#### [Recorded data]
▶
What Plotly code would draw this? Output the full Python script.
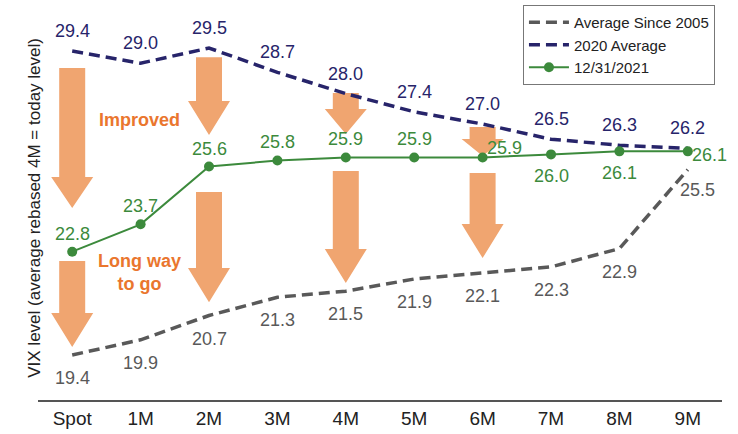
◀
▶
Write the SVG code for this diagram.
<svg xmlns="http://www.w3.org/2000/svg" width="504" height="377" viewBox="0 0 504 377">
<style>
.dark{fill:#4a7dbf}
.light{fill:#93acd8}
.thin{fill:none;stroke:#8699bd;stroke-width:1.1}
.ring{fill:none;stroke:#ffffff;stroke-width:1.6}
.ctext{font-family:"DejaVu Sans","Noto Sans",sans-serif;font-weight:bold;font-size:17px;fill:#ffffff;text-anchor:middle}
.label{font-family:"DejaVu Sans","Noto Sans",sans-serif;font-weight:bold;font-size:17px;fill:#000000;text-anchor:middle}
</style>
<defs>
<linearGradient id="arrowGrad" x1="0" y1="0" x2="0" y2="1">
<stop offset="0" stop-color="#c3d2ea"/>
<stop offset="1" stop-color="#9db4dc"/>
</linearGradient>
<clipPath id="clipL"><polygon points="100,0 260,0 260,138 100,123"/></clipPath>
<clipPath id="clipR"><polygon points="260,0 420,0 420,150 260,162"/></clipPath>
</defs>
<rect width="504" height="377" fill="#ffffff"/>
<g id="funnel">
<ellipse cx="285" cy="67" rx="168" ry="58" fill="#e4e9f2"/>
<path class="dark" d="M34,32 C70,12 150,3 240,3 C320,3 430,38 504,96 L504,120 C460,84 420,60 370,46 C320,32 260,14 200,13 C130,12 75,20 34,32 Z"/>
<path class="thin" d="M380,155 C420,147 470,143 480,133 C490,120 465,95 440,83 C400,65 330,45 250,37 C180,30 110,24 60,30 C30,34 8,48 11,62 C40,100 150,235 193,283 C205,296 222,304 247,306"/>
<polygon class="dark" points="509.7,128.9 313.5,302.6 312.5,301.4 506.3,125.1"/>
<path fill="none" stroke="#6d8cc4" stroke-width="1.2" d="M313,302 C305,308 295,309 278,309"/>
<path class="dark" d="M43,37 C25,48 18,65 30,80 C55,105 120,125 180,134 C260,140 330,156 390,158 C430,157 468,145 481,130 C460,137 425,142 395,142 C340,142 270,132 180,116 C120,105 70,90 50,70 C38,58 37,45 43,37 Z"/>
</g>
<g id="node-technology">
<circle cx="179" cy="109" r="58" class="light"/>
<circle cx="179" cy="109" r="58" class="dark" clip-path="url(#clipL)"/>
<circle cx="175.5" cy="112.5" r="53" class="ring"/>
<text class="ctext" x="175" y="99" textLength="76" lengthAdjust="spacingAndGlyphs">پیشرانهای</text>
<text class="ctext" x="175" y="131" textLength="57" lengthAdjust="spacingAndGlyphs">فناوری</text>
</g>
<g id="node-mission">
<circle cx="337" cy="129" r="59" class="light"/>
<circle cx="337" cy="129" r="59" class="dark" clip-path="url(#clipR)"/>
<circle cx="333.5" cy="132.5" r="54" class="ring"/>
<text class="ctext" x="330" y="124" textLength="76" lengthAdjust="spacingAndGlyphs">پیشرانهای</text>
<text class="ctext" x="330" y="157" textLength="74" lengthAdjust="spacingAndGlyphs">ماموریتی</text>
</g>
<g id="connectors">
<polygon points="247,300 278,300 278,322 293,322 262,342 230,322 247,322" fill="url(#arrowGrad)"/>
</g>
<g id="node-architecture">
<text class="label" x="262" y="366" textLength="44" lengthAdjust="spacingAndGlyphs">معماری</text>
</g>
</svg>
◀
▶
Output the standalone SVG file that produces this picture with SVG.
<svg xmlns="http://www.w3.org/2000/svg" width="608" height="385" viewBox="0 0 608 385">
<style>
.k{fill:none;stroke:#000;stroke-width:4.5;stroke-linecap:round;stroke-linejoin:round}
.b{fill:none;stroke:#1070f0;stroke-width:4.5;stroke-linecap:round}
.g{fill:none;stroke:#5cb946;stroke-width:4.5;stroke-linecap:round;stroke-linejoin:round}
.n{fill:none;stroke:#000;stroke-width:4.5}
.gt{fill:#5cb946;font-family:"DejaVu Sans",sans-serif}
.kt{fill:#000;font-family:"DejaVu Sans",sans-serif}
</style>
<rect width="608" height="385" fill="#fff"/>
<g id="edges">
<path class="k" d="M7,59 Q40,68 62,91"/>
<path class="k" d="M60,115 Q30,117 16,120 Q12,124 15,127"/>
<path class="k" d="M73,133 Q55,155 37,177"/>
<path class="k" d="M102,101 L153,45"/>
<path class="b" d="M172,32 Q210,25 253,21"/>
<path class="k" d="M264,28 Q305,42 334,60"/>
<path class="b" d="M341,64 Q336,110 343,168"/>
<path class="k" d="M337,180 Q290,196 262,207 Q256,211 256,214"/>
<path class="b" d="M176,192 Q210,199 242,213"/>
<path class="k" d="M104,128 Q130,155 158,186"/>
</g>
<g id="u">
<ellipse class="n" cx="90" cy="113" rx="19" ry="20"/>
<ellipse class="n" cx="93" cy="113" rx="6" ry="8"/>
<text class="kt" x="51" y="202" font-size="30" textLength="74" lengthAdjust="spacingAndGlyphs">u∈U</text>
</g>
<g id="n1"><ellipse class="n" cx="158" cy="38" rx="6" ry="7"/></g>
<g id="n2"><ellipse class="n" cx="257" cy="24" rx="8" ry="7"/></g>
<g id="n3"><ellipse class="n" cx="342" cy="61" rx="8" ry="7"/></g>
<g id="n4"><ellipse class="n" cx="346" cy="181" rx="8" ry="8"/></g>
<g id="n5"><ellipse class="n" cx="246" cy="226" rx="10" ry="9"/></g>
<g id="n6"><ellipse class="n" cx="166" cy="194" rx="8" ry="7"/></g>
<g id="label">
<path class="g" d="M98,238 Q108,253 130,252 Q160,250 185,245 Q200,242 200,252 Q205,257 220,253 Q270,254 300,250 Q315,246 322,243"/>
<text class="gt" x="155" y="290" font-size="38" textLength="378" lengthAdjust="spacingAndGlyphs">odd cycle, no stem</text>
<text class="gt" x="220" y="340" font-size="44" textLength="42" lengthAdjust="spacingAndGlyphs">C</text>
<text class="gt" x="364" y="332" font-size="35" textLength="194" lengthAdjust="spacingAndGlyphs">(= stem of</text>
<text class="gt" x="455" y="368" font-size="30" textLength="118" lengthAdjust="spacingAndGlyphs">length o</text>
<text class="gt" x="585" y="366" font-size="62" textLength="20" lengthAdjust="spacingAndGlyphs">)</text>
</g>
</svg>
◀
#### [Your task]
From the data above, count the lines where "this" occurs and give that figure and nothing else.

#### [Result below]
3